_The problem_: Line by line, repeat the data below exactly, beginning at the first line and ending at the line with "1.23, 1.20, 1.07];". Omit pictures.

── Information shown

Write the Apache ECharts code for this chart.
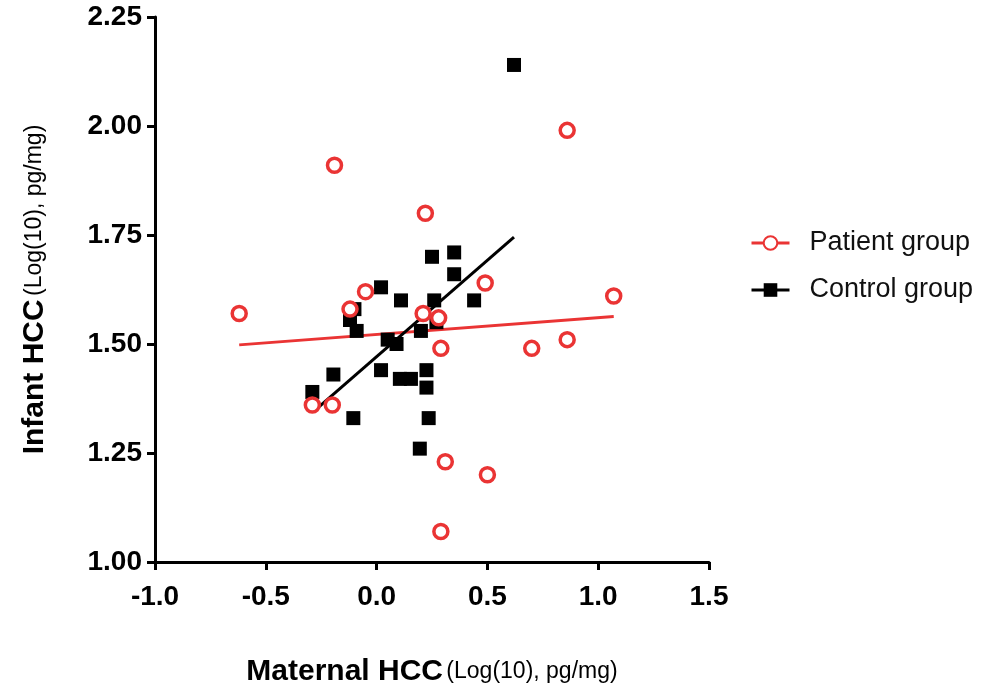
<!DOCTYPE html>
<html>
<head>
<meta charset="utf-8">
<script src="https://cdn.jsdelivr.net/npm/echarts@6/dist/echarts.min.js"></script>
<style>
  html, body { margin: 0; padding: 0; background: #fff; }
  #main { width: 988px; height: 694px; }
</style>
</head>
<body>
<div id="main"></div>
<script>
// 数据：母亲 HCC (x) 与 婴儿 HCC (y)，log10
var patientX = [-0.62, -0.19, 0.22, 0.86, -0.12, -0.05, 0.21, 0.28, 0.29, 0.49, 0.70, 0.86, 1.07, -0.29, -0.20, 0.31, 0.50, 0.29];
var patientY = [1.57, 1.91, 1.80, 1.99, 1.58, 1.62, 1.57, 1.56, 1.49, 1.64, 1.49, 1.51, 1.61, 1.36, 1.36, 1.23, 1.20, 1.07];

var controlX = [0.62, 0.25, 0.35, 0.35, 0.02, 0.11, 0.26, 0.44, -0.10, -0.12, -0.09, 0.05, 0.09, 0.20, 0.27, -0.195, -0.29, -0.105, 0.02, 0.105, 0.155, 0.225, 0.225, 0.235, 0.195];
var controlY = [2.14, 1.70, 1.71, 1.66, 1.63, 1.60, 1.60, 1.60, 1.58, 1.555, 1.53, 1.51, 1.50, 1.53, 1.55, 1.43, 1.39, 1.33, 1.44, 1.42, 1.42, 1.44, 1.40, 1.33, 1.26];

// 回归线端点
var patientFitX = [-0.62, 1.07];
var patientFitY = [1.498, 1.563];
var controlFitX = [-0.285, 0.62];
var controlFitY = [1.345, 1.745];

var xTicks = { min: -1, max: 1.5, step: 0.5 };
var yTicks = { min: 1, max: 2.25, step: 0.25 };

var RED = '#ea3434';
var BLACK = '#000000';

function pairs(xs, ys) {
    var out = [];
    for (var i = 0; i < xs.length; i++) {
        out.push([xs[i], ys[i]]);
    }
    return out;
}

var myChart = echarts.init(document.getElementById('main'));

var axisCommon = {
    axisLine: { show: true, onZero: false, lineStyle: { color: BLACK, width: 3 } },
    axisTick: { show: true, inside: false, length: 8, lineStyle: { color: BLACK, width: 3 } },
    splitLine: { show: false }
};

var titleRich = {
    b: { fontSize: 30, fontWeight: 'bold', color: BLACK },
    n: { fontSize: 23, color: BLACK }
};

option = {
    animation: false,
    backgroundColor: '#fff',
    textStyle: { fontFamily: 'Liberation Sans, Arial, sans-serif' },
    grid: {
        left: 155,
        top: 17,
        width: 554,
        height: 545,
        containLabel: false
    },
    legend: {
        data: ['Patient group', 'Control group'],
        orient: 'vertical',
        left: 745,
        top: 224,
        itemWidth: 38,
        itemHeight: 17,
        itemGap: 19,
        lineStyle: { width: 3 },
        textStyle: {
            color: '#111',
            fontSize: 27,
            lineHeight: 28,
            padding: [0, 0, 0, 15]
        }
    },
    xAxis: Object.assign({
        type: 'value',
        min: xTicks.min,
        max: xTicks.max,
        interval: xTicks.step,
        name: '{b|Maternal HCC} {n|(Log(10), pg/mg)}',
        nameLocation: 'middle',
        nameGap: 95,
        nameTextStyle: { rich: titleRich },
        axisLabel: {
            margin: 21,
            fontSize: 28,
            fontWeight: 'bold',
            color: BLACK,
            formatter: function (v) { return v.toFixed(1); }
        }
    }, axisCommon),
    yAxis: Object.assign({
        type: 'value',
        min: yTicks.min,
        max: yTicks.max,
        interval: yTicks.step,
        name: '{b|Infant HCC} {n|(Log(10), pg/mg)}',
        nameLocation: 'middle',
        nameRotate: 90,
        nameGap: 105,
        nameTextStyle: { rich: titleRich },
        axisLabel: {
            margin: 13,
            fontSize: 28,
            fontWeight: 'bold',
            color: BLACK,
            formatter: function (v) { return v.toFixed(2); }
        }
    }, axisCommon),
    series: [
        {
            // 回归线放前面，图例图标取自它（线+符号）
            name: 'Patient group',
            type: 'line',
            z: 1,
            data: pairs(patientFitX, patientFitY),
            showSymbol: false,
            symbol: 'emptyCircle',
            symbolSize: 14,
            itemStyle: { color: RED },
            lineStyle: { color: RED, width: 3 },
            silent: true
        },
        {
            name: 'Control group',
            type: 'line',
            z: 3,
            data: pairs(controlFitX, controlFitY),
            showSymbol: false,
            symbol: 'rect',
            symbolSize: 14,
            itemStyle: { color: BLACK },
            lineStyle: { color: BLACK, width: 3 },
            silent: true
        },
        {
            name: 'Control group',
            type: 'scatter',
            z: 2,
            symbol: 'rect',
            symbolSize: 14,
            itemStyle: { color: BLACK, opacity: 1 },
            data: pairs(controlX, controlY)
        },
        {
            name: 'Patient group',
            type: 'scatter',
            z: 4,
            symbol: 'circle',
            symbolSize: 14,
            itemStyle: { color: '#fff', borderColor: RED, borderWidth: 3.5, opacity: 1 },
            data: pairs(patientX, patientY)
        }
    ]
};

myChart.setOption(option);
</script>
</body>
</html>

────

_Exercise output_:
Write the Apache ECharts code for this chart.
<!DOCTYPE html>
<html>
<head>
<meta charset="utf-8">
<script src="https://cdn.jsdelivr.net/npm/echarts@6/dist/echarts.min.js"></script>
<style>
  html, body { margin: 0; padding: 0; background: #fff; }
  #main { width: 988px; height: 694px; }
</style>
</head>
<body>
<div id="main"></div>
<script>
// 数据：母亲 HCC (x) 与 婴儿 HCC (y)，log10
var patientX = [-0.62, -0.19, 0.22, 0.86, -0.12, -0.05, 0.21, 0.28, 0.29, 0.49, 0.70, 0.86, 1.07, -0.29, -0.20, 0.31, 0.50, 0.29];
var patientY = [1.57, 1.91, 1.80, 1.99, 1.58, 1.62, 1.57, 1.56, 1.49, 1.64, 1.49, 1.51, 1.61, 1.36, 1.36, 1.23, 1.20, 1.07];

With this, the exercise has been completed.